## EXERCISE:
Don't include pictures. Quote the lines below from the first through the line that contains "const ctx = document.getElementById('myChart');".

※ ※ ※

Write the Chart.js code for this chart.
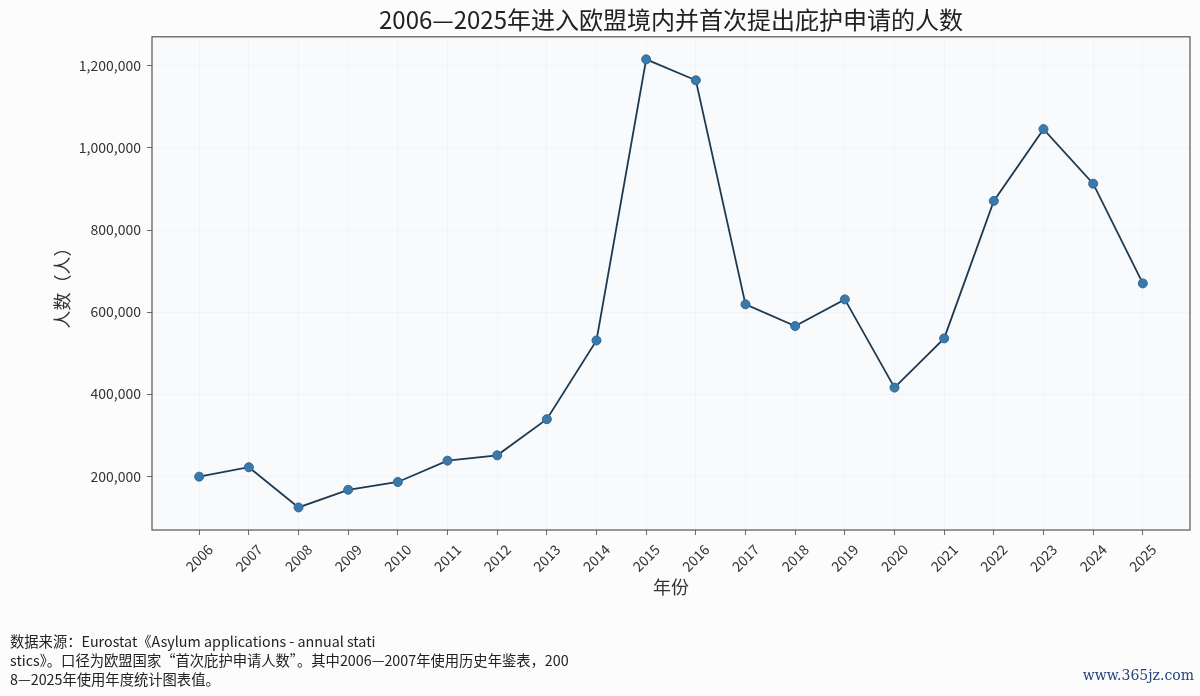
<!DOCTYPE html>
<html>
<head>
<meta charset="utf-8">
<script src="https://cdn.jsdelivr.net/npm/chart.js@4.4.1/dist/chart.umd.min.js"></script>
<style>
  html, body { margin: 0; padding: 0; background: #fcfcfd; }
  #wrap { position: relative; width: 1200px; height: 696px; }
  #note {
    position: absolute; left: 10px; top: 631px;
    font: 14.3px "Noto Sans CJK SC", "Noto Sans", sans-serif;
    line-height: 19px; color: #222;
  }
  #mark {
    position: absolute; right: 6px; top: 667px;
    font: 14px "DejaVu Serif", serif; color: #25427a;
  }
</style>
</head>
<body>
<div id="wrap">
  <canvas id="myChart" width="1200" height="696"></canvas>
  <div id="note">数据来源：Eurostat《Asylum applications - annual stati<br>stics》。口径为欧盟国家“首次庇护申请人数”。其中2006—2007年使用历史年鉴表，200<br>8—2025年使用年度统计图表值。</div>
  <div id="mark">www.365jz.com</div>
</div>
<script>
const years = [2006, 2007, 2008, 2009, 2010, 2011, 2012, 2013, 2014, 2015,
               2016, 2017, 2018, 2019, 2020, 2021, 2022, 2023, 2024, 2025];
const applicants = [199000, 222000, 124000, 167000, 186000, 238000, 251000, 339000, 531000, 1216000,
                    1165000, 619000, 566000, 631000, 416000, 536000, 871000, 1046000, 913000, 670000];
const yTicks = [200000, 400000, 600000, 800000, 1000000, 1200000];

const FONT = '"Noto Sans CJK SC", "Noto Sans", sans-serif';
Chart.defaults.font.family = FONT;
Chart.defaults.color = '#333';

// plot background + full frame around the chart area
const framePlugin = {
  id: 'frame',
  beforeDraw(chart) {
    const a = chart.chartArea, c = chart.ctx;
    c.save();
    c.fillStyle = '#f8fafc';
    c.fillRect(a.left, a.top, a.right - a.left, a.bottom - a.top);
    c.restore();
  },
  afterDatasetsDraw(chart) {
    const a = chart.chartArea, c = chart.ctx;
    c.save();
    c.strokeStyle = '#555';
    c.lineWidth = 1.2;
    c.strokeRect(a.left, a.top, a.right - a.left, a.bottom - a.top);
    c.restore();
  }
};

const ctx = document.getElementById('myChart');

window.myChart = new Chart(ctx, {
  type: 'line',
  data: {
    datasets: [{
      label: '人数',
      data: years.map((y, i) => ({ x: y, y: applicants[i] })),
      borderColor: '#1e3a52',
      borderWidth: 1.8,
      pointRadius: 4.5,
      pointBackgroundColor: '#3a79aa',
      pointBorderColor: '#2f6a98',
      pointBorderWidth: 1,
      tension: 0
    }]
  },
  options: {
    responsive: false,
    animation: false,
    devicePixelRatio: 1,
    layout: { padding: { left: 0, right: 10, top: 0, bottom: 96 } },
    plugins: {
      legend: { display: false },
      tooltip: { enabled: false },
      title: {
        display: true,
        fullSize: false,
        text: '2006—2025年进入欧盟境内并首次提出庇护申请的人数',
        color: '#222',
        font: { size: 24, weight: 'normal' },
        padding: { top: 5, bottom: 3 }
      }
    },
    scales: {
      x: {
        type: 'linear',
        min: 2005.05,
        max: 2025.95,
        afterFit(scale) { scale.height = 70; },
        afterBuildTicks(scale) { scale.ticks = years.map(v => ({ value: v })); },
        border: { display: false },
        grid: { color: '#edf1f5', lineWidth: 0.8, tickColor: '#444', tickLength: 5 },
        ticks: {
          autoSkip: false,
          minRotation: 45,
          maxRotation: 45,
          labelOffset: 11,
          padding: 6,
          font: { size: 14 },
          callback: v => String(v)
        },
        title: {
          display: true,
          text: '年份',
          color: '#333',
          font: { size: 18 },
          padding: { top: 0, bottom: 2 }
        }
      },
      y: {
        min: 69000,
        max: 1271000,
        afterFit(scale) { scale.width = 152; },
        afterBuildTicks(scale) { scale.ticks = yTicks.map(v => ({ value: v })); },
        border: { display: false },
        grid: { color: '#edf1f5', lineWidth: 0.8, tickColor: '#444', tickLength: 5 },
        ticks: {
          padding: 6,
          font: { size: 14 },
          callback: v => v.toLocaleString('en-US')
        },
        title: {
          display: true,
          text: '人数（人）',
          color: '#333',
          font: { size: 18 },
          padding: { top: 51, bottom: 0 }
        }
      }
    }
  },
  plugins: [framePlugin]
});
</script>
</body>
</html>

※ ※ ※

## RESPONSE FOR THIS EXERCISE:
Write the Chart.js code for this chart.
<!DOCTYPE html>
<html>
<head>
<meta charset="utf-8">
<script src="https://cdn.jsdelivr.net/npm/chart.js@4.4.1/dist/chart.umd.min.js"></script>
<style>
  html, body { margin: 0; padding: 0; background: #fcfcfd; }
  #wrap { position: relative; width: 1200px; height: 696px; }
  #note {
    position: absolute; left: 10px; top: 631px;
    font: 14.3px "Noto Sans CJK SC", "Noto Sans", sans-serif;
    line-height: 19px; color: #222;
  }
  #mark {
    position: absolute; right: 6px; top: 667px;
    font: 14px "DejaVu Serif", serif; color: #25427a;
  }
</style>
</head>
<body>
<div id="wrap">
  <canvas id="myChart" width="1200" height="696"></canvas>
  <div id="note">数据来源：Eurostat《Asylum applications - annual stati<br>stics》。口径为欧盟国家“首次庇护申请人数”。其中2006—2007年使用历史年鉴表，200<br>8—2025年使用年度统计图表值。</div>
  <div id="mark">www.365jz.com</div>
</div>
<script>
const years = [2006, 2007, 2008, 2009, 2010, 2011, 2012, 2013, 2014, 2015,
               2016, 2017, 2018, 2019, 2020, 2021, 2022, 2023, 2024, 2025];
const applicants = [199000, 222000, 124000, 167000, 186000, 238000, 251000, 339000, 531000, 1216000,
                    1165000, 619000, 566000, 631000, 416000, 536000, 871000, 1046000, 913000, 670000];
const yTicks = [200000, 400000, 600000, 800000, 1000000, 1200000];

const FONT = '"Noto Sans CJK SC", "Noto Sans", sans-serif';
Chart.defaults.font.family = FONT;
Chart.defaults.color = '#333';

// plot background + full frame around the chart area
const framePlugin = {
  id: 'frame',
  beforeDraw(chart) {
    const a = chart.chartArea, c = chart.ctx;
    c.save();
    c.fillStyle = '#f8fafc';
    c.fillRect(a.left, a.top, a.right - a.left, a.bottom - a.top);
    c.restore();
  },
  afterDatasetsDraw(chart) {
    const a = chart.chartArea, c = chart.ctx;
    c.save();
    c.strokeStyle = '#555';
    c.lineWidth = 1.2;
    c.strokeRect(a.left, a.top, a.right - a.left, a.bottom - a.top);
    c.restore();
  }
};

const ctx = document.getElementById('myChart');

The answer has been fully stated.